The president opted for COIN combined with a modest troop increase, much less than what the generals wanted, and with a stipulation that the troops would begin to leave in mid-2011. Implementation of COIN proved difficult. Holbrooke and Eikenberry bickered endlessly, with the former’s renowned egotism and micromanagement making numerous enemies in Kabul and Washington.
Aid programs in Helmand province distributed tons of seeds and hundreds of tractors and irrigation machines, but large portions of the largesse were sold in thriving bazaars across the border in Pakistan. Crop yields did rise but there was no way to bring them to market. Aid distribution exacerbated longstanding clan antagonisms which in turn affected the politics of the war. Cash payment to laborers undermined village customs and social controls over the young. From afar, the programs seemed to be working well and administrators proudly noted the rising amount of money they were spending as though wining the war were somehow directly correlated.
When the Saudis conveyed Taliban peace feelers to Washington, Holbrooke was eager to pursue. Other parts of the administration, however, opposed him – and personal animosities might well have figured here. General David Petraeus saw the Taliban as an enemy to be defeated and his COIN program was the principal means to reach that end. Others in the military and intelligence worlds opposed negotiations too, though parts later supported negotiation as long as Holbrooke did not lead the effort. The Saudi initiative went nowhere.
Corruption remained deeply entrenched in Afghanistan and many US officials opposed COIN because they felt that Karzai and his officialdom were incorrigibly venal. Many of Karzai’s local officials were former mujahideen leaders who had filled the power vacuum left by the Russian war and built networks of favoritism, crime, and armed bands. Karzai rebuffed pressure to reform, demanding proof that few officials were so artless as to provide. As the US realized that ousting one corrupt official often led to an equally corrupt yet less competent official, the problem of corruption was quietly put aside. There were instances of corrupt figures having armed bands that fought the Taliban quite well, which was more than most units in the Afghan army would do.
Many US military commanders had been issued the COIN manual and nodded at training sessions, but they nonetheless saw COIN as a fad or worse, as a facade that the generals had come up with in order to appease civilians back home. Accordingly, they used the discretion allotted them and continued to rely on massive firepower. One colonel boasted that after his brigade had finished its tour, the chastened locals would be praying to Mecca ten times a day. One can almost visualize a t-shirt.
Paradoxically, however, Chandrasekaran admits that heavy use of force has had at least some effect on wearing down the Taliban. In one Helmand district, tribal elders saw the US inflicting egregious casualties on the levies they allocated to the Taliban. Elders broke with the Taliban and switched support to Kabul – with a good deal of aid tossed in to the arrangement, of course. (The Russians were able to effect a few similar responses through their likely even heavier firepower.)

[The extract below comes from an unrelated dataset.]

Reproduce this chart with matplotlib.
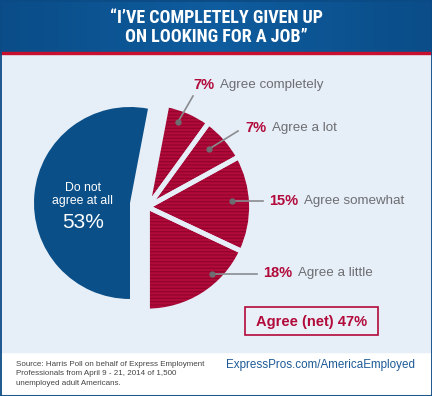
import numpy as np
import matplotlib.pyplot as plt
from matplotlib.patches import Wedge, Rectangle
from matplotlib.colors import LinearSegmentedColormap

# data
categories = ["Do not agree at all", "Agree a little", "Agree somewhat",
              "Agree a lot", "Agree completely"]
values = [53, 18, 15, 7, 7]
title_lines = ["\u201cI\u2019VE COMPLETELY GIVEN UP", "ON LOOKING FOR A JOB\u201d"]
source_lines = ["Source: Harris Poll on behalf of Express Employment",
                "Professionals from April 9 - 21, 2014 of 1,500",
                "unemployed adult Americans."]
url = "ExpressPros.com/AmericaEmployed"

W, H = 432, 396
BLUE = "#0a4f87"
RED = "#b20a3a"
STRIPE = "#8e052c"
BG = "#e6eef8"
GRAY = "#6d6e71"

plt.rcParams['font.family'] = ['Liberation Sans', 'DejaVu Sans']
plt.rcParams['hatch.linewidth'] = 0.8

fig = plt.figure(figsize=(W / 100, H / 100), dpi=100)
ax = fig.add_axes([0, 0, 1, 1])
ax.set_xlim(0, W)
ax.set_ylim(0, H)


def Y(y):
    # image pixel row -> axes y
    return H - y


# background pieces
ax.add_patch(Rectangle((0, 0), W, H, color="white", zorder=0))
ax.add_patch(Rectangle((0, Y(352)), W, 352 - 54, color=BG, zorder=0))
ax.add_patch(Rectangle((0, 0), W, 1.5, color="#d5dfeb", zorder=0))
grad = np.abs(np.linspace(-1, 1, 200))[None, :]
cmap = LinearSegmentedColormap.from_list("hdr", ["#0f5c9e", "#0a4d88"])
ax.imshow(grad, extent=[0, W, Y(52), H], cmap=cmap, aspect="auto", zorder=1)
ax.add_patch(Rectangle((0, Y(54.3)), W, 2.6, color="#c8102e", zorder=2))
ax.add_patch(Rectangle((0.5, 0.5), W - 1, H - 1, fill=False, ec="#0b4b85", lw=1.3, zorder=5))

tfam = ['Roboto Condensed', 'Liberation Sans Narrow', 'Liberation Sans', 'DejaVu Sans']
for ty, line, target in [(18, title_lines[0], 230), (37.5, title_lines[1], 196)]:
    t = ax.text(W / 2, Y(ty), line, ha="center", va="center", color="white",
                fontsize=13, fontweight="bold", family=tfam, zorder=3)
    fig.canvas.draw()
    wpx = t.get_window_extent().width
    t.set_fontsize(13 * target / wpx if wpx > target else 13)

# pie
start = 270 - values[0] / 100 * 360
wedges, _ = ax.pie(values, startangle=start, counterclock=True, radius=96,
                   center=(139, Y(205)), colors=[BLUE] + [RED] * 4,
                   wedgeprops=dict(linewidth=0))
wedges[0].set_center((130, Y(203)))
red_c = (147.5, Y(207))
for w in wedges[1:]:
    w.set_center(red_c)
    w.set_radius(104)
    w.set_hatch("-----")
    w.set_edgecolor(STRIPE)
    w.set_linewidth(0)
    w.set_zorder(3)
    ax.add_patch(Wedge(red_c, 104, w.theta1, w.theta2, fc="none", ec=BG, lw=3.5, zorder=4))

ax.text(83, Y(188), "Do not", color="white", fontsize=8.8, ha="center", va="center", zorder=6)
ax.text(83, Y(201), "agree at all", color="white", fontsize=8.8, ha="center", va="center", zorder=6)
ax.text(83, Y(222), f"{values[0]}%", color="white", fontsize=15, ha="center", va="center", zorder=6)

# callouts: dot, line end, text position
callouts = {
    "Agree completely": ((178, 122), (193, 96), (193, 85)),
    "Agree a lot": ((209, 149), (238, 131), (245, 128)),
    "Agree somewhat": ((232, 201), (263, 201), (269, 201)),
    "Agree a little": ((212, 274), (257, 274), (263, 273)),
}
for cat, v in zip(categories[1:], values[1:]):
    (dx, dy), (lx, ly), (tx, ty) = callouts[cat]
    ax.plot([dx, lx], [Y(dy), Y(ly)], color="#8a8c8f", lw=1.2, zorder=6)
    ax.plot(dx, Y(dy), "o", color="#6d6e71", ms=3.5, zorder=7)
    t = ax.text(tx, Y(ty), f"{v}%", color=RED, fontsize=10.5,
                fontweight="bold", ha="left", va="center", zorder=6)
    ax.annotate(cat, xy=(1, 0.5), xycoords=t, xytext=(6, 0), textcoords="offset pixels",
                color=GRAY, fontsize=9.6, ha="left", va="center", zorder=6)

net = sum(values[1:])
ax.add_patch(Rectangle((245, Y(335)), 133, 28, fc="#eaf0f8", ec=RED, lw=1.2, zorder=6))
ax.text(311.5, Y(322), f"Agree (net) {net}%", color=RED, fontsize=10.5, fontweight="bold",
        ha="center", va="center", zorder=7)

# footer
for i, line in enumerate(source_lines):
    ax.text(16, Y(364 + i * 9.7), line, color="#444444", fontsize=5.8, ha="left", va="center")
ax.text(415, Y(365), url, color="#1d5a96", fontsize=8.4, ha="right", va="center")

ax.set_xlim(0, W)
ax.set_ylim(0, H)
ax.set_aspect("auto")
ax.axis("off")
fig.savefig("out.png", dpi=100)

In other districts that did not endure the hard hand of US infantry, locals have become resentful of the Taliban’s heavy taxation that brings in nothing and their irksome prohibitions of schools and music. They too have turned on the insurgents and now look to Kabul and the US for help in recovering from three decades of war.
Perhaps the most remarkable and disconcerting paradox in Chandrasekaran’s presentation is his observation, almost in passing, that commanders in Afghanistan have come to see the counterterrorism (CT) program of concentrating on the targeting of high-ranking insurgent figures as fairly successful. That is, commanders have all but abandoned the COIN confidently advocated by senior military figures and have adopted the CT which Biden, Emanuel, Axelrod, and Eikenberry vocally but unsuccessfully advocated, which has shown promise in wearing down the Taliban and pushing it toward negotiations. A definitive history of the war is of course a decade or more away, but at present it appears that the administration faction with the least collective military experience has demonstrated better judgment than the general staff and intelligence community.